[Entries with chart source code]
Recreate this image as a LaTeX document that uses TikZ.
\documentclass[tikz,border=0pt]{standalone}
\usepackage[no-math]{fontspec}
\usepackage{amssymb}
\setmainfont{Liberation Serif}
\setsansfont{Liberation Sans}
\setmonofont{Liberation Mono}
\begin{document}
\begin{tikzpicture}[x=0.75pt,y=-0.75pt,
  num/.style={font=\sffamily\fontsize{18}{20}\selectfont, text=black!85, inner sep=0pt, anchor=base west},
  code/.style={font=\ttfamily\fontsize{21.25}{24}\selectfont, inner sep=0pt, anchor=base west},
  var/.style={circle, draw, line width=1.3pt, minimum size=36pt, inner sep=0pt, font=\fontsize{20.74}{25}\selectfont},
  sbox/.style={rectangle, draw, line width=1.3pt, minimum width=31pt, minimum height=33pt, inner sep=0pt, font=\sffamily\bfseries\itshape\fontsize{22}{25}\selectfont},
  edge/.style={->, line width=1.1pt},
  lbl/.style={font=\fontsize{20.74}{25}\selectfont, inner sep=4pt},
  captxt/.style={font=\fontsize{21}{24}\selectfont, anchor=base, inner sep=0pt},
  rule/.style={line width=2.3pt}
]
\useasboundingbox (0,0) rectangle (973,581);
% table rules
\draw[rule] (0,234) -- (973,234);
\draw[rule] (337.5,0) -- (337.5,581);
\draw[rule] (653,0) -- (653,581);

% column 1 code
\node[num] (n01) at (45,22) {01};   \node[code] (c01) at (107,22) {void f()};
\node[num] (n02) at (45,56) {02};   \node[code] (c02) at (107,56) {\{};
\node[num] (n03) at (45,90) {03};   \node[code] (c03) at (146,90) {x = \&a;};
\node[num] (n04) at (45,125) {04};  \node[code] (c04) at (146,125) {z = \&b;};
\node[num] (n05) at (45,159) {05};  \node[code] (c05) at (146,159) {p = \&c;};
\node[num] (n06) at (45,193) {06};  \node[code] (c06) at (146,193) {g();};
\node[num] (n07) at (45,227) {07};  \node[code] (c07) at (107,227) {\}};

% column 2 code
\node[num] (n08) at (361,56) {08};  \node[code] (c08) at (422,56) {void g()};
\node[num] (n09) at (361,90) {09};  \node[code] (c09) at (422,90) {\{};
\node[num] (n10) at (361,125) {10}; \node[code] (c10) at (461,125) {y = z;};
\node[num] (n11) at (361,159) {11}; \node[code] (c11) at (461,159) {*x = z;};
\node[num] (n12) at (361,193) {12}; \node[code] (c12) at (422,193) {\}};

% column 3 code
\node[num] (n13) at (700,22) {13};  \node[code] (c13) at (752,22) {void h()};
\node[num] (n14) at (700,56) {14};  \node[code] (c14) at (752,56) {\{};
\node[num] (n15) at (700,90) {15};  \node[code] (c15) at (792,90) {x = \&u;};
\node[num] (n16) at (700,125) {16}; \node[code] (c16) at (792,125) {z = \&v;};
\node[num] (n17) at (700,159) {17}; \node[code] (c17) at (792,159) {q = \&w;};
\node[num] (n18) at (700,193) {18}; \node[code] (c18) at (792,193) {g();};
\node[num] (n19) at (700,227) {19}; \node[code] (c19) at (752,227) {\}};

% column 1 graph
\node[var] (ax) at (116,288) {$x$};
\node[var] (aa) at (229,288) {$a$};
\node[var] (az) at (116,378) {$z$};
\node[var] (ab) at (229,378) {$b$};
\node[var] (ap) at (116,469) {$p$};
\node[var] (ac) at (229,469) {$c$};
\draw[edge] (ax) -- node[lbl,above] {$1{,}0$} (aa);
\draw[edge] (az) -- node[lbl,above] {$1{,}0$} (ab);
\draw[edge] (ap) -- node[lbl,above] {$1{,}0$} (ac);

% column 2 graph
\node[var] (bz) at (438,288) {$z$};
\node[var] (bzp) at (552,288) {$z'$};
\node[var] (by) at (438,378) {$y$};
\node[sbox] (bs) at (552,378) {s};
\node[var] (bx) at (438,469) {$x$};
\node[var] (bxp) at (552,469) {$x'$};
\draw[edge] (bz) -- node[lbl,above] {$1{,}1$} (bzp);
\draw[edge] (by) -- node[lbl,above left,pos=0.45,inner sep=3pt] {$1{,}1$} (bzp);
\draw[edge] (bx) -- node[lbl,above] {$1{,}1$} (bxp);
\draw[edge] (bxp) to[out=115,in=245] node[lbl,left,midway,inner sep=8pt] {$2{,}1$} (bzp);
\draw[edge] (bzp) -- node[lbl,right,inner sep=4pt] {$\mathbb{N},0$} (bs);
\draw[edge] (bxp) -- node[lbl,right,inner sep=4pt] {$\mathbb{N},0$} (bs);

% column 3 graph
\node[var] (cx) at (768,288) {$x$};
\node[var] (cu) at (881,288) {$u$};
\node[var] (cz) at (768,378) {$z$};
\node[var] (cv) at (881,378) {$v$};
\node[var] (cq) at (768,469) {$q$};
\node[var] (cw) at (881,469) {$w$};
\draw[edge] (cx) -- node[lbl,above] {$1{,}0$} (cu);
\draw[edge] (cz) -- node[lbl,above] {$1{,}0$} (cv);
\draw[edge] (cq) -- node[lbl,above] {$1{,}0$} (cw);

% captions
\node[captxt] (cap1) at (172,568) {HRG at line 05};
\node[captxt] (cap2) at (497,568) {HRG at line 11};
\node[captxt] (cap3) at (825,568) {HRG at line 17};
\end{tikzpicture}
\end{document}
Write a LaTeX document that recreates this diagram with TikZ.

> **Goal of the exercise**: Using the data above, output each line exactly.

> **Solution to the problem**:
Recreate this image as a LaTeX document that uses TikZ.
\documentclass[tikz,border=0pt]{standalone}
\usepackage[no-math]{fontspec}
\usepackage{amssymb}
\setmainfont{Liberation Serif}
\setsansfont{Liberation Sans}
\setmonofont{Liberation Mono}
\begin{document}
\begin{tikzpicture}[x=0.75pt,y=-0.75pt,
  num/.style={font=\sffamily\fontsize{18}{20}\selectfont, text=black!85, inner sep=0pt, anchor=base west},
  code/.style={font=\ttfamily\fontsize{21.25}{24}\selectfont, inner sep=0pt, anchor=base west},
  var/.style={circle, draw, line width=1.3pt, minimum size=36pt, inner sep=0pt, font=\fontsize{20.74}{25}\selectfont},
  sbox/.style={rectangle, draw, line width=1.3pt, minimum width=31pt, minimum height=33pt, inner sep=0pt, font=\sffamily\bfseries\itshape\fontsize{22}{25}\selectfont},
  edge/.style={->, line width=1.1pt},
  lbl/.style={font=\fontsize{20.74}{25}\selectfont, inner sep=4pt},
  captxt/.style={font=\fontsize{21}{24}\selectfont, anchor=base, inner sep=0pt},
  rule/.style={line width=2.3pt}
]
\useasboundingbox (0,0) rectangle (973,581);
% table rules
\draw[rule] (0,234) -- (973,234);
\draw[rule] (337.5,0) -- (337.5,581);
\draw[rule] (653,0) -- (653,581);

% column 1 code
\node[num] (n01) at (45,22) {01};   \node[code] (c01) at (107,22) {void f()};
\node[num] (n02) at (45,56) {02};   \node[code] (c02) at (107,56) {\{};
\node[num] (n03) at (45,90) {03};   \node[code] (c03) at (146,90) {x = \&a;};
\node[num] (n04) at (45,125) {04};  \node[code] (c04) at (146,125) {z = \&b;};
\node[num] (n05) at (45,159) {05};  \node[code] (c05) at (146,159) {p = \&c;};
\node[num] (n06) at (45,193) {06};  \node[code] (c06) at (146,193) {g();};
\node[num] (n07) at (45,227) {07};  \node[code] (c07) at (107,227) {\}};

% column 2 code
\node[num] (n08) at (361,56) {08};  \node[code] (c08) at (422,56) {void g()};
\node[num] (n09) at (361,90) {09};  \node[code] (c09) at (422,90) {\{};
\node[num] (n10) at (361,125) {10}; \node[code] (c10) at (461,125) {y = z;};
\node[num] (n11) at (361,159) {11}; \node[code] (c11) at (461,159) {*x = z;};
\node[num] (n12) at (361,193) {12}; \node[code] (c12) at (422,193) {\}};

% column 3 code
\node[num] (n13) at (700,22) {13};  \node[code] (c13) at (752,22) {void h()};
\node[num] (n14) at (700,56) {14};  \node[code] (c14) at (752,56) {\{};
\node[num] (n15) at (700,90) {15};  \node[code] (c15) at (792,90) {x = \&u;};
\node[num] (n16) at (700,125) {16}; \node[code] (c16) at (792,125) {z = \&v;};
\node[num] (n17) at (700,159) {17}; \node[code] (c17) at (792,159) {q = \&w;};
\node[num] (n18) at (700,193) {18}; \node[code] (c18) at (792,193) {g();};
\node[num] (n19) at (700,227) {19}; \node[code] (c19) at (752,227) {\}};

% column 1 graph
\node[var] (ax) at (116,288) {$x$};
\node[var] (aa) at (229,288) {$a$};
\node[var] (az) at (116,378) {$z$};
\node[var] (ab) at (229,378) {$b$};
\node[var] (ap) at (116,469) {$p$};
\node[var] (ac) at (229,469) {$c$};
\draw[edge] (ax) -- node[lbl,above] {$1{,}0$} (aa);
\draw[edge] (az) -- node[lbl,above] {$1{,}0$} (ab);
\draw[edge] (ap) -- node[lbl,above] {$1{,}0$} (ac);

% column 2 graph
\node[var] (bz) at (438,288) {$z$};
\node[var] (bzp) at (552,288) {$z'$};
\node[var] (by) at (438,378) {$y$};
\node[sbox] (bs) at (552,378) {s};
\node[var] (bx) at (438,469) {$x$};
\node[var] (bxp) at (552,469) {$x'$};
\draw[edge] (bz) -- node[lbl,above] {$1{,}1$} (bzp);
\draw[edge] (by) -- node[lbl,above left,pos=0.45,inner sep=3pt] {$1{,}1$} (bzp);
\draw[edge] (bx) -- node[lbl,above] {$1{,}1$} (bxp);
\draw[edge] (bxp) to[out=115,in=245] node[lbl,left,midway,inner sep=8pt] {$2{,}1$} (bzp);
\draw[edge] (bzp) -- node[lbl,right,inner sep=4pt] {$\mathbb{N},0$} (bs);
\draw[edge] (bxp) -- node[lbl,right,inner sep=4pt] {$\mathbb{N},0$} (bs);

% column 3 graph
\node[var] (cx) at (768,288) {$x$};
\node[var] (cu) at (881,288) {$u$};
\node[var] (cz) at (768,378) {$z$};
\node[var] (cv) at (881,378) {$v$};
\node[var] (cq) at (768,469) {$q$};
\node[var] (cw) at (881,469) {$w$};
\draw[edge] (cx) -- node[lbl,above] {$1{,}0$} (cu);
\draw[edge] (cz) -- node[lbl,above] {$1{,}0$} (cv);
\draw[edge] (cq) -- node[lbl,above] {$1{,}0$} (cw);

% captions
\node[captxt] (cap1) at (172,568) {HRG at line 05};
\node[captxt] (cap2) at (497,568) {HRG at line 11};
\node[captxt] (cap3) at (825,568) {HRG at line 17};
\end{tikzpicture}
\end{document}
Write a LaTeX document that recreates this diagram with TikZ.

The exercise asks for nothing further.